Fora de tempo # 51


“Eis um facto estranho: assassinamos um homem e passamos a sentir-nos responsáveis pela sua vida — possessivos, até. Sabemos mais acerca dele que o próprio pai e a própria mãe; eles conheceram-lhe o feto, mas nós conhecemos-lhe o cadáver. Somos os únicos em condições de completar a história da sua vida; os únicos a saber por que motivo o seu corpo tem de ser empurrado para a pira antes da hora prevista e os dedos dos seus pés se encarquilham e se batem por mais um instante neste mundo.” (p. 42).  

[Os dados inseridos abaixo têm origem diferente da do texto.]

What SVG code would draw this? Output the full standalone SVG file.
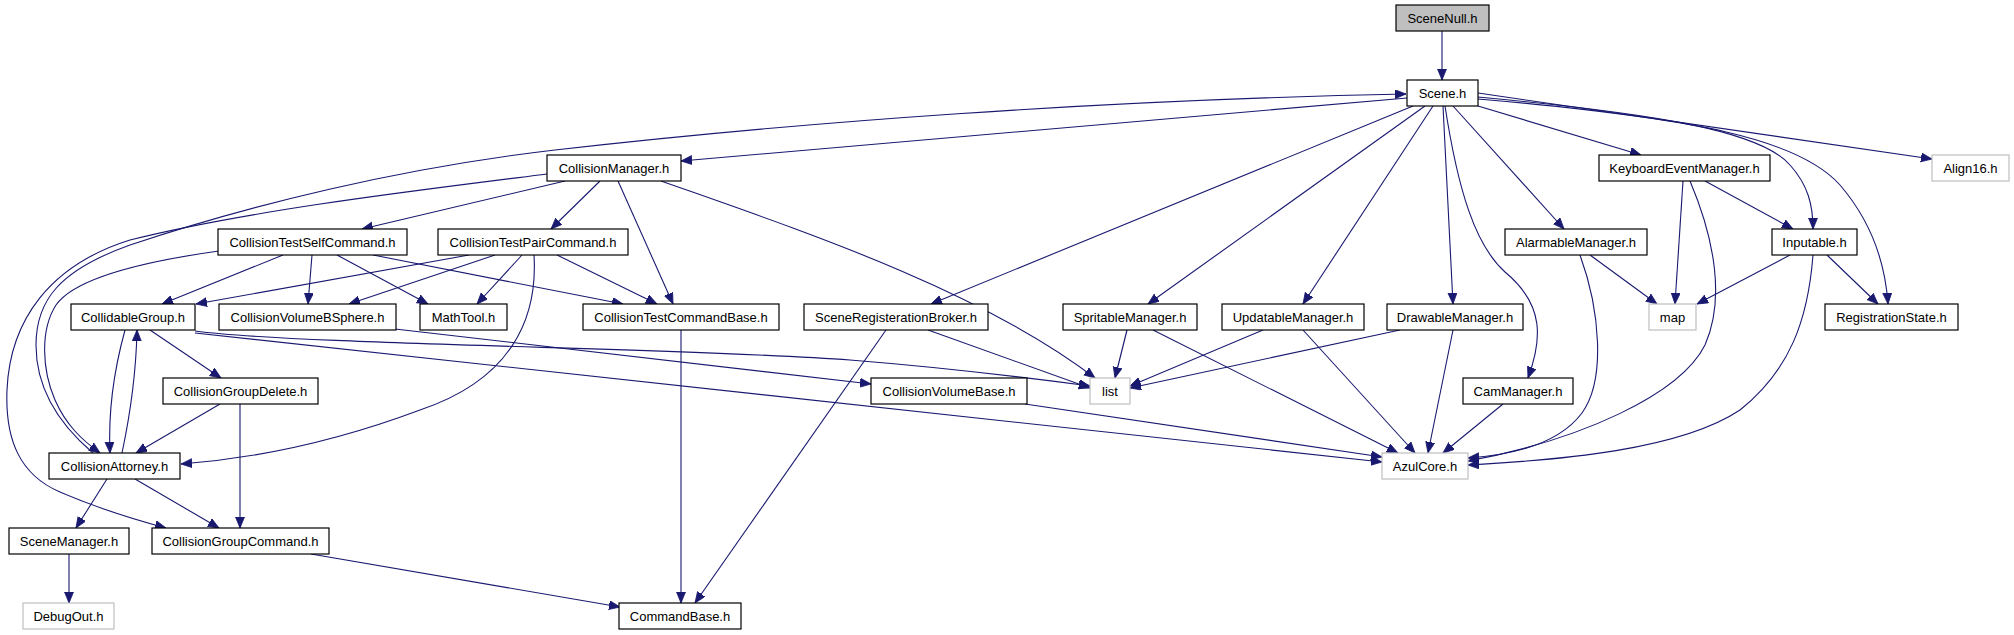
<svg xmlns="http://www.w3.org/2000/svg" width="2014" height="635" viewBox="0 0 2014 635">
<style>
.n rect{fill:#fff;stroke:#000;stroke-width:1.2}
.n.g rect{stroke:#bfbfbf}
.n.s rect{fill:#bfbfbf}
.n text{font-family:"Liberation Sans",Arial,sans-serif;font-size:13px;text-anchor:middle;fill:#000}
#edges path{fill:none;stroke:#191970;stroke-width:1.1;marker-end:url(#a)}
</style>
<defs>
<marker id="a" markerUnits="userSpaceOnUse" markerWidth="12" markerHeight="10" refX="11" refY="4.5" orient="auto">
<path d="M0,0 L11,4.5 L0,9 z" fill="#191970" stroke="#191970" stroke-width="0.8"/>
</marker>
</defs>
<rect width="2014" height="635" fill="#fff"/>
<g id="edges">
<path d="M1442,31 L1442,80"/>
<path d="M1407,98 L681,161"/>
<path d="M93,453 C60,425 36,390 36,345 C36,300 60,270 130,245 C250,205 400,168 555,150 C800,122 1100,100 1406,94"/>
<path d="M547,174 C420,190 250,210 130,240 C50,265 10,320 7,390 C5,440 20,475 60,492 C90,505 125,517 166,528"/>
<path d="M219,251 C140,262 75,278 56,305 C40,330 42,370 55,400 C66,425 82,440 100,453"/>
<path d="M125,330 C114,370 108,410 110,453"/>
<path d="M122,453 C129,420 136,380 137,330"/>
<path d="M150,330 L221,378"/>
<path d="M220,404 L136,453"/>
<path d="M240,404 L240,528"/>
<path d="M107,479 L76,528"/>
<path d="M135,479 L219,528"/>
<path d="M69,554 L69,603"/>
<path d="M311,554 L620,607"/>
<path d="M681,330 L681,603"/>
<path d="M886,330 L695,603"/>
<path d="M565,181 L362,229"/>
<path d="M600,181 L551,229"/>
<path d="M618,181 L673,304"/>
<path d="M661,181 C800,230 980,290 1095,378"/>
<path d="M283,255 L162,304"/>
<path d="M312,255 L308,304"/>
<path d="M337,255 L428,304"/>
<path d="M373,255 L623,304"/>
<path d="M469,255 L196,304"/>
<path d="M495,255 L349,304"/>
<path d="M522,255 L477,304"/>
<path d="M557,255 L657,304"/>
<path d="M534,255 C538,320 510,380 420,410 C340,440 260,458 181,464"/>
<path d="M395,329 L871,384"/>
<path d="M195,331 C300,345 700,348 850,360 C950,368 1030,378 1090,386"/>
<path d="M195,333 L1382,462"/>
<path d="M1025,404 L1382,457"/>
<path d="M928,330 L1090,388"/>
<path d="M1413,106 L931,304"/>
<path d="M1425,106 L1148,304"/>
<path d="M1433,106 L1303,304"/>
<path d="M1443,106 C1446,170 1450,240 1453,304"/>
<path d="M1445,106 C1458,190 1475,245 1505,272 C1545,305 1542,340 1528,378"/>
<path d="M1453,106 L1564,229"/>
<path d="M1478,106 L1641,155"/>
<path d="M1478,97 C1650,113 1760,130 1790,165 C1808,185 1813,205 1813,229"/>
<path d="M1478,99 C1700,118 1800,140 1840,185 C1870,220 1885,260 1888,304"/>
<path d="M1478,93 L1932,159"/>
<path d="M1683,181 L1675,304"/>
<path d="M1705,181 L1793,229"/>
<path d="M1690,181 C1715,240 1725,300 1705,345 C1680,395 1580,440 1468,461"/>
<path d="M1590,255 L1657,304"/>
<path d="M1580,255 C1600,310 1606,380 1582,413 C1558,445 1512,455 1468,458"/>
<path d="M1790,255 L1697,304"/>
<path d="M1827,255 L1878,304"/>
<path d="M1813,255 C1808,320 1790,370 1740,410 C1680,450 1560,460 1468,465"/>
<path d="M1127,330 L1115,378"/>
<path d="M1153,330 L1398,453"/>
<path d="M1263,330 L1130,386"/>
<path d="M1303,330 L1415,453"/>
<path d="M1400,330 L1130,388"/>
<path d="M1453,330 L1428,453"/>
<path d="M1503,404 L1443,453"/>
</g>
<g id="n-scenenull" class="n s"><rect x="1396" y="5" width="93" height="26"/><text x="1442.5" y="22.5">SceneNull.h</text></g>
<g id="n-scene" class="n"><rect x="1407" y="80" width="71" height="26"/><text x="1442.5" y="97.5">Scene.h</text></g>
<g id="n-collisionmanager" class="n"><rect x="547" y="155" width="134" height="26"/><text x="614" y="172.5">CollisionManager.h</text></g>
<g id="n-keyboard" class="n"><rect x="1599" y="155" width="171" height="26"/><text x="1684.5" y="172.5">KeyboardEventManager.h</text></g>
<g id="n-align16" class="n g"><rect x="1932" y="155" width="77" height="26"/><text x="1970.5" y="172.5">Align16.h</text></g>
<g id="n-testself" class="n"><rect x="218" y="229" width="189" height="26"/><text x="312.5" y="246.5">CollisionTestSelfCommand.h</text></g>
<g id="n-testpair" class="n"><rect x="438" y="229" width="190" height="26"/><text x="533" y="246.5">CollisionTestPairCommand.h</text></g>
<g id="n-alarmable" class="n"><rect x="1505" y="229" width="142" height="26"/><text x="1576" y="246.5">AlarmableManager.h</text></g>
<g id="n-inputable" class="n"><rect x="1772" y="229" width="85" height="26"/><text x="1814.5" y="246.5">Inputable.h</text></g>
<g id="n-collidable" class="n"><rect x="71" y="304" width="124" height="26"/><text x="133" y="321.5">CollidableGroup.h</text></g>
<g id="n-bsphere" class="n"><rect x="219" y="304" width="177" height="26"/><text x="307.5" y="321.5">CollisionVolumeBSphere.h</text></g>
<g id="n-mathtool" class="n"><rect x="420" y="304" width="87" height="26"/><text x="463.5" y="321.5">MathTool.h</text></g>
<g id="n-testbase" class="n"><rect x="583" y="304" width="196" height="26"/><text x="681" y="321.5">CollisionTestCommandBase.h</text></g>
<g id="n-broker" class="n"><rect x="804" y="304" width="184" height="26"/><text x="896" y="321.5">SceneRegisterationBroker.h</text></g>
<g id="n-spritable" class="n"><rect x="1063" y="304" width="134" height="26"/><text x="1130" y="321.5">SpritableManager.h</text></g>
<g id="n-updatable" class="n"><rect x="1222" y="304" width="142" height="26"/><text x="1293" y="321.5">UpdatableManager.h</text></g>
<g id="n-drawable" class="n"><rect x="1387" y="304" width="136" height="26"/><text x="1455" y="321.5">DrawableManager.h</text></g>
<g id="n-map" class="n g"><rect x="1649" y="304" width="47" height="26"/><text x="1672.5" y="321.5">map</text></g>
<g id="n-regstate" class="n"><rect x="1825" y="304" width="133" height="26"/><text x="1891.5" y="321.5">RegistrationState.h</text></g>
<g id="n-groupdelete" class="n"><rect x="163" y="378" width="155" height="26"/><text x="240.5" y="395.5">CollisionGroupDelete.h</text></g>
<g id="n-volumebase" class="n"><rect x="871" y="378" width="156" height="26"/><text x="949" y="395.5">CollisionVolumeBase.h</text></g>
<g id="n-list" class="n g"><rect x="1090" y="378" width="40" height="26"/><text x="1110" y="395.5">list</text></g>
<g id="n-cam" class="n"><rect x="1463" y="378" width="110" height="26"/><text x="1518" y="395.5">CamManager.h</text></g>
<g id="n-attorney" class="n"><rect x="49" y="453" width="131" height="26"/><text x="114.5" y="470.5">CollisionAttorney.h</text></g>
<g id="n-azulcore" class="n g"><rect x="1382" y="453" width="86" height="26"/><text x="1425" y="470.5">AzulCore.h</text></g>
<g id="n-scenemanager" class="n"><rect x="9" y="528" width="120" height="26"/><text x="69" y="545.5">SceneManager.h</text></g>
<g id="n-groupcommand" class="n"><rect x="152" y="528" width="177" height="26"/><text x="240.5" y="545.5">CollisionGroupCommand.h</text></g>
<g id="n-debugout" class="n g"><rect x="23" y="603" width="91" height="26"/><text x="68.5" y="620.5">DebugOut.h</text></g>
<g id="n-commandbase" class="n"><rect x="619" y="603" width="122" height="26"/><text x="680" y="620.5">CommandBase.h</text></g>
</svg>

A elucubração vem a propósito de um desses crimes de classe (simplificando, empregado que mata e rouba patrão) e abre caminho àquilo que será uma gestão irónica da culpabilidade. Reconhecemos o ar dos tempos: não há hoje culpabilidade que não seja mediada pela ironia e até pela irrisão mais completa. O que não é inteiramente negativo, mas o meu ponto é outro. O meu ponto é que a gestão irónica da culpabilidade não anula a fórmula original em que ela se coloca: se tomarmos o facto estranho à letra, na sua seriedade, estamos naturalmente no princípio de uma qualquer religião. O facto estranho continua lá, é em parte por isso que as religiões regressam ciclicamente.